During the 1950s and
1960s, India was one of the largest importers of dairy products, importing over
40 percent of milk solids in the total throughput of the dairy industry. The
commercial import of milk powder reached its peak at about 53 thousand tons in
1963-64 (Kanitkar, 1999). This concerned policy makers, and a decision was made
to achieve self-sufficiency in milk production. The major step forward, which
has had a far-reaching impact, came in mid-sixties with the establishment of
the National Dairy Development Board (NDDB) to oversee dairy development in the
country. The Operation Flood (OF) program, one of the world's largest and most
successful dairy development programs, was launched in 1970; its main thrust
was to organize farmers' cooperatives in rural areas and link them with urban
consumers. Operation Flood has led to the modernization of India's dairy sector
and has created a strong network for procurement, processing, and distribution
of milk by the cooperative sector. In 1989, the Government of India launched
the Technology Mission on Dairy Development (TMDD) program to support and
supplement the efforts of Operation Flood and to enhance rural employment
opportunities and income generation through dairying.
India is currently the
largest producer of milk in the world, overwhelmingly thanks to the output of millions
of smallholder farms. The OF cooperative movement has been important in dairy
marketing in different parts of the country and undoubtedly has played an
important role in keeping smallholders involved with this fast-growing sector.
During the past three decades, milk production in the country has increased
from about 22 million tons in 1970-71 to 84 million tons in 2001-02 (GOI,
2003). The per capita availability of milk, which had decreased during the
pre-OF period, not only kept pace with the growing population but increased
from 107 grams in 1970 to 220 grams in 2000-01.
The Indian dairy
industry is poised for dramatic growth in the coming decades. The population
growth, urbanization, income growth, high income elasticity of demand, and
changes in food habits that fueled the increase in milk consumption are
expected to continue well into the new millennium, creating a veritable
Livestock Revolution. As these events unfold, not all the changes are good, and
they have major implications for poverty alleviation, environmental
sustainability, public health, and ethical concerns about the treatment of
animals as sentient beings. The rapid increase in demand for dairy products in
developing countries has led to the growth of milk-production activities in peri-urban
areas, which are essentially detached from their supporting land base. The
demand for milk and dairy products is increasingly being met in urban and
peri-urban areas by industrial dairy farms, which often generate large amounts
of waste.
The main objectives of
the study are as follows:
Analysis of the mechanisms through which the growing scale of milk
production and marketing operations under a changing industrial organization of
the dairy sector marketing affects social, health, and environmental (SHE)
objectives.
Estimation of per unit cost differences among small, medium, and
large-scale milk producers across different regions of India and decomposition
of these differences into greater technical/allocative efficiency, decreased
transaction costs, and differential investments in environmental
sustainability.
The following hypotheses,
are empirically tested in this study:
- Small-scale milk producers have
lower financial profits per unit of output than large-scale producers,
other things equal (economies of scale).
If this statement is supported, it suggests that, in the absence
of action, small-scale producers will eventually be put out of business by
competition from large-scale producers, especially since the better producers
will scale up. Note that lower financial profitability as perceived by market
actors does not take into account interfarm differences in uncounted costs,
such as transaction costs and environmental externalities.
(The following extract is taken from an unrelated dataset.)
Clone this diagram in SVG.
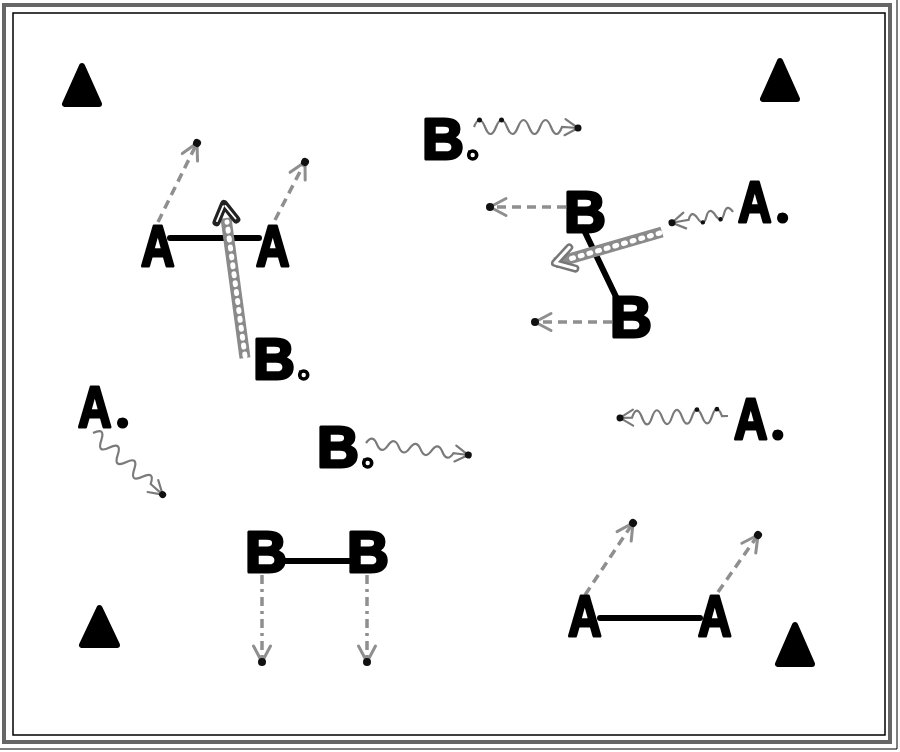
<svg xmlns="http://www.w3.org/2000/svg" width="900" height="752" viewBox="0 0 900 752">
<style>
.atom{font-family:"Liberation Sans",Arial,sans-serif;font-weight:bold;font-size:58px;fill:#000;stroke:#000;stroke-width:3;stroke-linejoin:round}
.per{stroke:none}
.dotA{fill:#000}
.dotB{fill:#fff;stroke:#000;stroke-width:3.6}
.tri{fill:#000;stroke:#000;stroke-width:6;stroke-linejoin:round}
.bond{stroke:#000;stroke-width:6;stroke-linecap:round;fill:none}
.dash{stroke:#8f8f8f;stroke-width:3.5;stroke-dasharray:9 6;fill:none;marker-end:url(#arr)}
.dashdot{stroke:#8f8f8f;stroke-width:3.5;stroke-dasharray:9 5 3 5;fill:none;marker-end:url(#arr)}
.wave{stroke:#7a7a7a;stroke-width:2.2;fill:none;marker-end:url(#warr)}
.chain{stroke:#8a8a8a;stroke-width:11;fill:none}
.chainin{stroke:#fff;stroke-width:5;stroke-dasharray:2 7;stroke-linecap:round;fill:none}
.pk{fill:#111}
</style>
<defs>
<marker id="arr" viewBox="-22 -14 26 28" refX="0" refY="0" markerWidth="26" markerHeight="28" markerUnits="userSpaceOnUse" orient="auto" overflow="visible">
<path d="M-16,-8.5 L0,0 L-16,8.5" fill="none" stroke="#8f8f8f" stroke-width="3" stroke-linecap="round" stroke-linejoin="round"/>
<circle r="4" fill="#111"/>
</marker>
<marker id="warr" viewBox="-22 -14 26 28" refX="0" refY="0" markerWidth="26" markerHeight="28" markerUnits="userSpaceOnUse" orient="auto" overflow="visible">
<path d="M-13,-8 L0,0 L-13,8" fill="none" stroke="#7a7a7a" stroke-width="2.2" stroke-linecap="round" stroke-linejoin="round"/>
<circle r="3.5" fill="#111"/>
</marker>
<marker id="carr" viewBox="-26 -18 30 36" refX="0" refY="0" markerWidth="30" markerHeight="36" markerUnits="userSpaceOnUse" orient="auto" overflow="visible">
<path d="M-18,-11 L0,0 L-18,11" fill="none" stroke="#777" stroke-width="8" stroke-linecap="round" stroke-linejoin="round"/>
<path d="M-18,-11 L0,0 L-18,11" fill="none" stroke="#fff" stroke-width="3" stroke-linecap="round" stroke-linejoin="round"/>
</marker>
<marker id="carrdark" viewBox="-26 -18 30 36" refX="0" refY="0" markerWidth="30" markerHeight="36" markerUnits="userSpaceOnUse" orient="auto" overflow="visible">
<path d="M-17,-10 L0,0 L-17,10" fill="none" stroke="#222" stroke-width="8" stroke-linecap="round" stroke-linejoin="round"/>
<path d="M-16,-9.4 L-2,-1 M-16,9.4 L-2,1" fill="none" stroke="#fff" stroke-width="1.8" stroke-linecap="round"/>
</marker>
</defs>
<rect width="900" height="752" fill="#fff"/>
<g id="frame">
<rect x="4" y="5" width="886" height="737" fill="none" stroke="#666" stroke-width="4"/>
<rect x="13" y="13" width="872" height="722" fill="none" stroke="#000" stroke-width="1.5"/>
<line x1="897" y1="0" x2="897" y2="749" stroke="#000" stroke-width="1"/>
<line x1="0" y1="749" x2="897" y2="749" stroke="#000" stroke-width="1"/>
</g>
<g id="connectors">
<line class="bond" x1="170" y1="238" x2="259" y2="238"/>
<line class="bond" x1="583" y1="228" x2="620" y2="305"/>
<line class="bond" x1="280" y1="561" x2="352" y2="561"/>
<line class="bond" x1="600" y1="618" x2="700" y2="618"/>
<path class="dash" d="M158,222 L197,143"/>
<path class="dash" d="M275,220 L305,162"/>
<path class="dash" d="M566,207 L490,207"/>
<path class="dash" d="M612,322 L535,322"/>
<path class="dashdot" d="M262,575 L262,662"/>
<path class="dashdot" d="M367,575 L367,662"/>
<path class="dash" d="M585,595 L633,523"/>
<path class="dash" d="M718,592 L758,535"/>
<g id="chain1"><path class="chain" d="M245,358 L226,218"/><path class="chainin" d="M245,356 L227,222"/><path d="M226,218 L224,204" fill="none" stroke="none" marker-end="url(#carrdark)"/></g>
<g id="chain2"><path class="chain" d="M662,232 L555,263" marker-end="url(#carr)"/><path class="chainin" d="M660,233 L566,260"/></g>
<g id="wave1" transform="translate(474,127)">
<path class="wave" d="M0,0 q5.5,-14 11,0 t11,0 t11,0 t11,0 t11,0 t11,0 t11,0 t11,0 l16,1"/>
<circle class="pk" cx="5.5" cy="-7" r="2.5"/><circle class="pk" cx="27.5" cy="-7" r="2.5"/>
</g>
<g id="wave2" transform="translate(733,212) rotate(170)">
<path class="wave" d="M0,0 q4.5,10 9,0 t9,0 t9,0 t9,0 t9,0 l17,0"/>
<circle class="pk" cx="13.5" cy="-5" r="2.2"/><circle class="pk" cx="31.5" cy="-5" r="2.2"/>
</g>
<g id="wave3" transform="translate(93,433) rotate(41.5)">
<path class="wave" d="M0,0 q5.5,-13 11,0 t11,0 t11,0 t11,0 t11,0 t11,0 t11,0 l16,0"/>
</g>
<g id="wave4" transform="translate(366,443) rotate(6.7)">
<path class="wave" d="M0,0 q5.5,-10 11,0 t11,0 t11,0 t11,0 t11,0 t11,0 t11,0 t11,0 l15,0"/>
</g>
<g id="wave5" transform="translate(728,416) rotate(179)">
<path class="wave" d="M0,0 l6,0 q5,14 10,0 t10,0 t10,0 t10,0 t10,0 t10,0 t10,0 t10,0 t10,0 l12,0"/>
<circle class="pk" cx="11" cy="7" r="2.4"/><circle class="pk" cx="31" cy="7" r="2.4"/>
</g>
</g>
<g id="tri1"><polygon class="tri" points="82,66 65,104 99,104"/></g>
<g id="tri2"><polygon class="tri" points="780,61 763,99 797,99"/></g>
<g id="tri3"><polygon class="tri" points="99.5,608 82,645 117,645"/></g>
<g id="tri4"><polygon class="tri" points="795,625 778,664 812,664"/></g>
<g id="nodeA1"><text class="atom" transform="translate(141,266) scale(0.8,1)">A</text></g>
<g id="nodeA2"><text class="atom" transform="translate(256,266) scale(0.8,1)">A</text></g>
<g id="nodeB1"><text class="atom" x="253" y="379">B<tspan class="per">.</tspan></text><circle class="dotB" cx="303.7" cy="375" r="4"/></g>
<g id="nodeB2"><text class="atom" x="422" y="159">B<tspan class="per">.</tspan></text><circle class="dotB" cx="472.7" cy="155" r="4"/></g>
<g id="nodeB3"><text class="atom" x="564" y="232">B</text></g>
<g id="nodeB4"><text class="atom" x="610" y="337">B</text></g>
<g id="nodeA3"><text class="atom" transform="translate(738,222) scale(0.8,1)">A<tspan class="per" dx="5">.</tspan></text><circle class="dotA" cx="782.6" cy="218" r="5.6"/></g>
<g id="nodeA4"><text class="atom" transform="translate(78,427) scale(0.8,1)">A<tspan class="per" dx="5">.</tspan></text><circle class="dotA" cx="122.6" cy="423" r="5.6"/></g>
<g id="nodeB5"><text class="atom" x="317" y="467">B<tspan class="per">.</tspan></text><circle class="dotB" cx="367.7" cy="463" r="4"/></g>
<g id="nodeB6"><text class="atom" x="245" y="572">B</text></g>
<g id="nodeB7"><text class="atom" x="347" y="572">B</text></g>
<g id="nodeA5"><text class="atom" transform="translate(734,439) scale(0.8,1)">A<tspan class="per" dx="4">.</tspan></text><circle class="dotA" cx="777.8" cy="435" r="5.6"/></g>
<g id="nodeA6"><text class="atom" transform="translate(568,636) scale(0.8,1)">A</text></g>
<g id="nodeA7"><text class="atom" transform="translate(698,636) scale(0.8,1)">A</text></g>
</svg>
· Small-scale producers are not less efficient in the use of
productive resources if family labor is not costed and environmental
externalities are taken into account.
If this statement is supported, it implies that the displacement
of smallholders from livestock production in the areas studied is not some
inevitable process driven by technologically based economies of scale in
production but is more a matter of a lack of supporting institutions to
overcome transaction cost barriers to market participation and other noncosted
costs, such as environmental externalities.
· The profits per unit of output of small-scale producers are more
sensitive to differences in transaction costs across farms, other things equal,
than is the case for large-scale production systems.
If this statement is supported, it implies that dealing with transaction
costs (through institutions) is critical to improving the ability of
smallholders to compete with large-scale producers. The analysis will also
yield insights as to the relative importance of different kinds of transaction
costs faced by producers.
· Small-scale producers in densely settled areas generate a lower
negative environmental externality per animal than large-scale producers in the
same areas, and smallholders expend a higher amount of effort/investment in
pollution abatement per unit of output than large farmers, which creates a
lower capture of environmental externalities per unit of output by small farms.